By specifying REFRESH ON COMMIT in our original definition of the view, we
requested that Oracle maintain synchronization between the view and the details, the
summary will be maintained as well.
This is relatively straightforward and is answered
in a single word - performance. By calculating
the answers to the really hard questions up front (and once
only), we will greatly reduce the load on the
machine, We will experience:
-
Less physical reads - There is less data
to scan through.
-
Less writes - We will not be
sorting/aggregating as frequently.
-
Decreased CPU consumption - We will not
be calculating aggregates and functions on the data, as we
will have already done that.
-
Markedly faster response times - Our
queries will return incredibly quickly when a summary is
used, as opposed to the details. This will be a function of the amount of work we can
avoid by using the materialized view, but many orders of
magnitude is not out of the question.
Materialized views will increase your need for one
resource - more permanently allocated disk. We need extra storage space to accommodate
the materialized views, of course, but for the price of a little extra disk space, we can
reap a lot of benefit.
Materialized views work best in a read-only, or
read-intensive environment. They are not designed for use in a high-end OLTP environment.
They will add overhead to modifications performed on the base tables in order to capture
the changes.
There are concurrency issues with regards to rising
the REFRESH ON COMMIT option. Consider the summary example from before. Any rows that are
inserted or deleted from this table will have to update one of 28 rows in the summary
table in order to maintain the count in real time. This does not preclude the use of
materialized views in an OLTP environment. For example if you use full refreshes on a
recurring basis (during off-peak time) there will be no overhead added to the
modifications, and there would be no concurrency issues. This would allow you to report
on yesterday's activities, for example, and not query the live OLTP data
for reports.
Materialized views may appear to be hard to work
with at first. There will be cases where you create a materialized view, and you know
that the view holds the answer to a certain question but, for some reason, Oracle does
not. The more meta data provided, the more pieces of information about the underlying
data you can give to Oracle, the better.
So, now that we can create a materialized view and
show that it works, what are the steps Oracle will undertake to rewrite our queries?

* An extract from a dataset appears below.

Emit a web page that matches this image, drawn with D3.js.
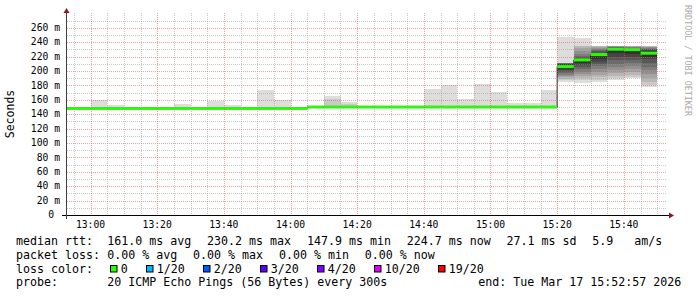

Normally, when QUERY REWRITE ENABLED is set to FALSE, Oracle will take your SQL as is,
parse it, and optimize it. With query rewrites enabled, Oracle will insert an extra
step into this process. After parsing, Oracle will attempt to rewrite the query to
access some materialized view, instead of the actual table that it references. If it can
perform a query rewrite, the rewritten query (or queries) is parsed and then optimized along with the original query.
The query plan with the lowest cost from this set is chosen for execution. If it cannot
rewrite the query, the original parsed query is optimized and
executed as normal.
Summary table management, another term for
the materialized view, has actually been around for some time in tools such as Oracle
Discoverer. If you ran a query in SQL*PLUS, or from your Java JDBC client, then the query rewrite would not (could
not) take place. Furthermore, the synchronization between the details (original source
data) and the summaries could not be performed or validated for you automatically, since
the tool ran outside the database.
Furthermore, since version 7.0, the Oracle
database itself has actually implemented a feature with many of the characteristics of
summary tables - the Snapshot. This feature was initially designed to support
replication, but many would use it to ' pre-answer ' large queries. So, we would
have snapshots that did not use a database link to replicate data from database to
database, but rather just summarized or pre-joined frequently accessed data. This was
good, but without any query rewrite capability, it was still problematic. The application
had to know to use the summary tables in the first place, and this made the application
more complex to code and maintain. If we added a new summary then we would have to find
the code that could make use of it, and rewrite that code.
In Oracle 8.1.5 Oracle took the query rewriting
capabilities from tools like Discoverer, the automated refresh and scheduling mechanisms
from snapshots (that makes the summary tables ' self maintaining ' ), and combined these
with the optimizer's ability to find the best plan out of many alternatives. This
produced the materialized view.
With all of this functionality centralized in the
database, now every application can take advantage of the automated query rewrite
facility, regardless of whether access to the database is via SQL*PLUS, JDBC, ODBC,
Pro*C, OCI, or some third party tool. Every Oracle 8i enterprise database can have
summary table management. Also, since everything takes place inside the database, the
details can be easily synchronized with the summaries, or at least the database knows
when they aren't synchronized, and might bypass stale summaries.
|